» Entries
++++++++

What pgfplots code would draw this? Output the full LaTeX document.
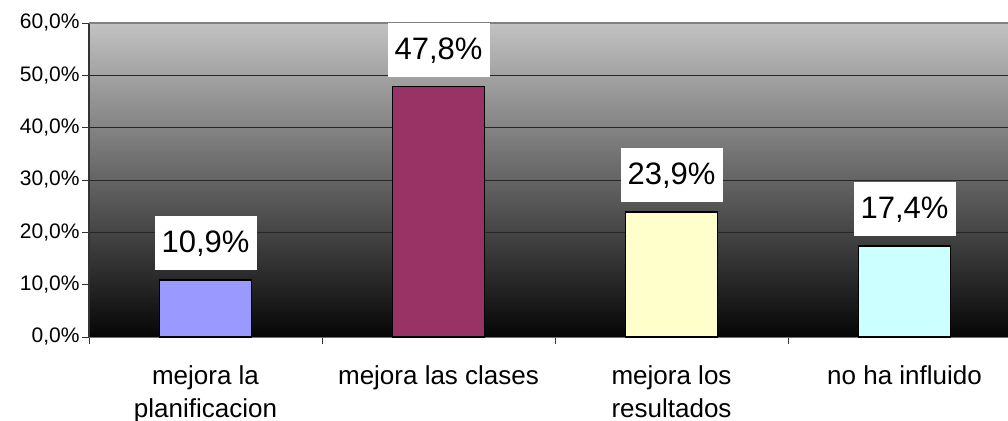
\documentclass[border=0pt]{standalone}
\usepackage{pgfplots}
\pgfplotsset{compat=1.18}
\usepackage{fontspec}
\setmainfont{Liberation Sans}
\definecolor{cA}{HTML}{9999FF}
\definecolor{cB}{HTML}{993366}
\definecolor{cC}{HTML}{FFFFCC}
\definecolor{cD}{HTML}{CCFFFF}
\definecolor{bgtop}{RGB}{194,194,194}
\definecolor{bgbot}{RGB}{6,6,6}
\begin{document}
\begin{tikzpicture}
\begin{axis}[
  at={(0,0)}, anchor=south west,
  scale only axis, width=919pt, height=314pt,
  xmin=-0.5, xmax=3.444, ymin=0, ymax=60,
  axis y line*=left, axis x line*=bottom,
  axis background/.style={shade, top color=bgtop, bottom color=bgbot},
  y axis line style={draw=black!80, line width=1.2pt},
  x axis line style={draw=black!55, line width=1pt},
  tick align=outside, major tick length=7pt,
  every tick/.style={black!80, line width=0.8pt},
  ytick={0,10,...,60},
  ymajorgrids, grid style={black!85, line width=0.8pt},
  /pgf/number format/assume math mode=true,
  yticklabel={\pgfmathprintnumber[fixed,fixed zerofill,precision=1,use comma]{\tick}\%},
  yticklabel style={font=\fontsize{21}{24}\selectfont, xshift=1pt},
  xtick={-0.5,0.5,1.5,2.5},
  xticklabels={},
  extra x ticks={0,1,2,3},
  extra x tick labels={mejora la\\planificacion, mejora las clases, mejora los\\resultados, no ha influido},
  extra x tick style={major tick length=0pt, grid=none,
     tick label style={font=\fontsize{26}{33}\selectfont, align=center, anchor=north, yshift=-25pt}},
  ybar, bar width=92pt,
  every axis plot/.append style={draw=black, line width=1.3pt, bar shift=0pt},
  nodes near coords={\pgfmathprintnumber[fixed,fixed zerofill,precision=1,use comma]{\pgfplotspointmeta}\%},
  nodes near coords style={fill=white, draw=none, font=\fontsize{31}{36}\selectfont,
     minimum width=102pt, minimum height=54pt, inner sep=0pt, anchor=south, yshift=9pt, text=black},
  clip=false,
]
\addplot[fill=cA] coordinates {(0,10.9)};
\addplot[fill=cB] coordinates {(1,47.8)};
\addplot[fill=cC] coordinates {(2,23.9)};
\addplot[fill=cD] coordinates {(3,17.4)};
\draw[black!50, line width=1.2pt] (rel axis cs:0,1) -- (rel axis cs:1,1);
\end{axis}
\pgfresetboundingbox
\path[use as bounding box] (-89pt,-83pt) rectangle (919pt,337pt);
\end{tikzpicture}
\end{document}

++++++++

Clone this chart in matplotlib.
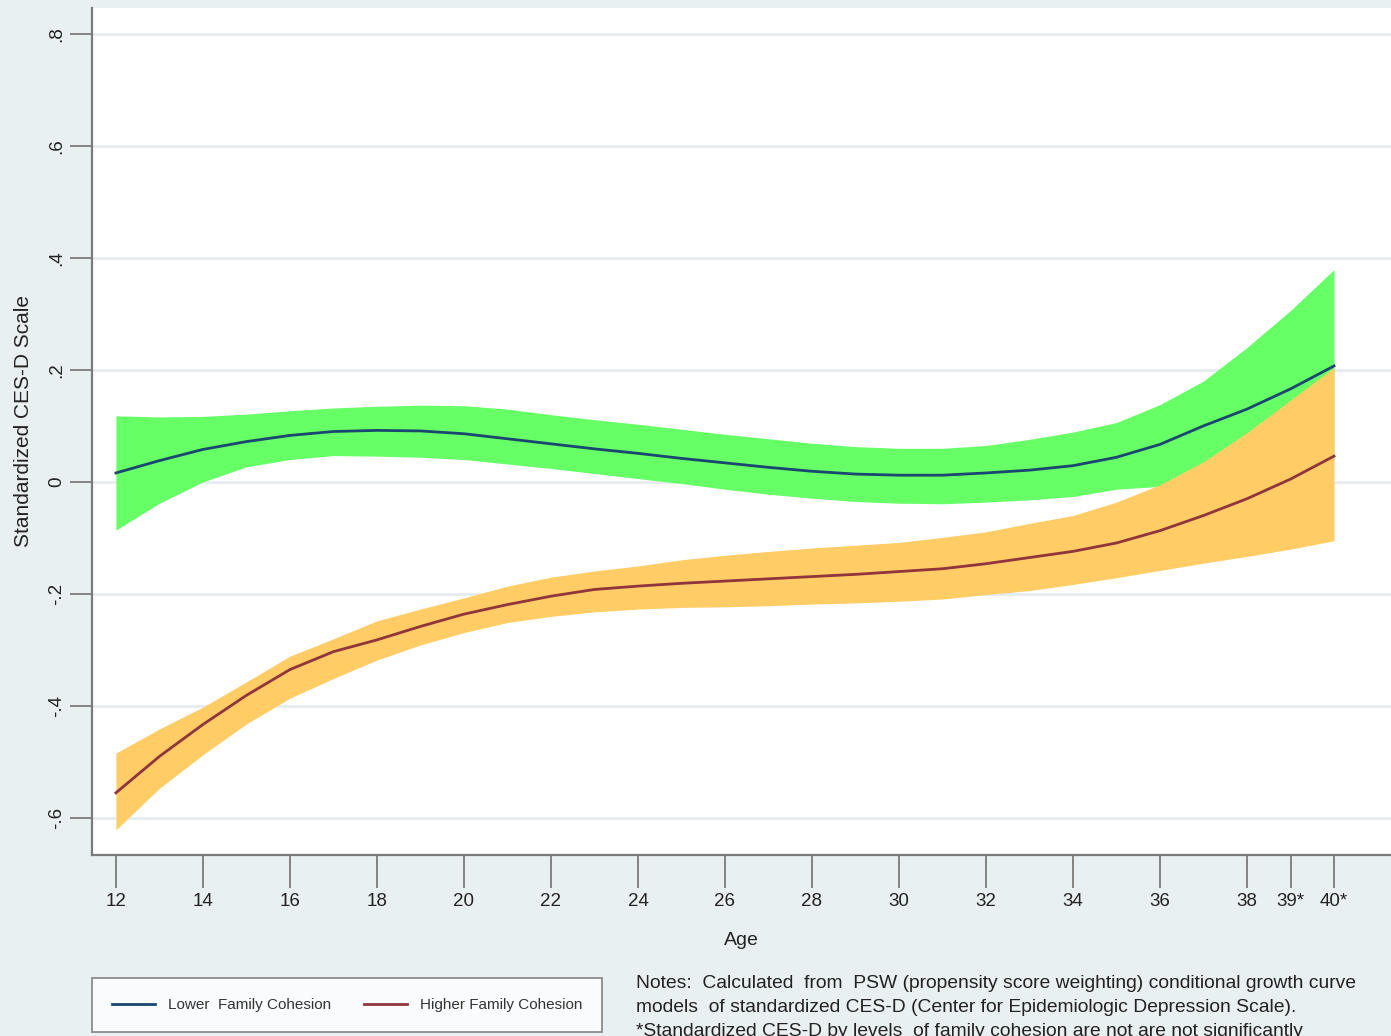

++++++++

» Exercise task
Look through the entries above and list every line containing "draw".

» Result of the task
What pgfplots code would draw this? Output the full LaTeX document.
  y axis line style={draw=black!80, line width=1.2pt},
  x axis line style={draw=black!55, line width=1pt},
  every axis plot/.append style={draw=black, line width=1.3pt, bar shift=0pt},
  nodes near coords style={fill=white, draw=none, font=\fontsize{31}{36}\selectfont,
\draw[black!50, line width=1.2pt] (rel axis cs:0,1) -- (rel axis cs:1,1);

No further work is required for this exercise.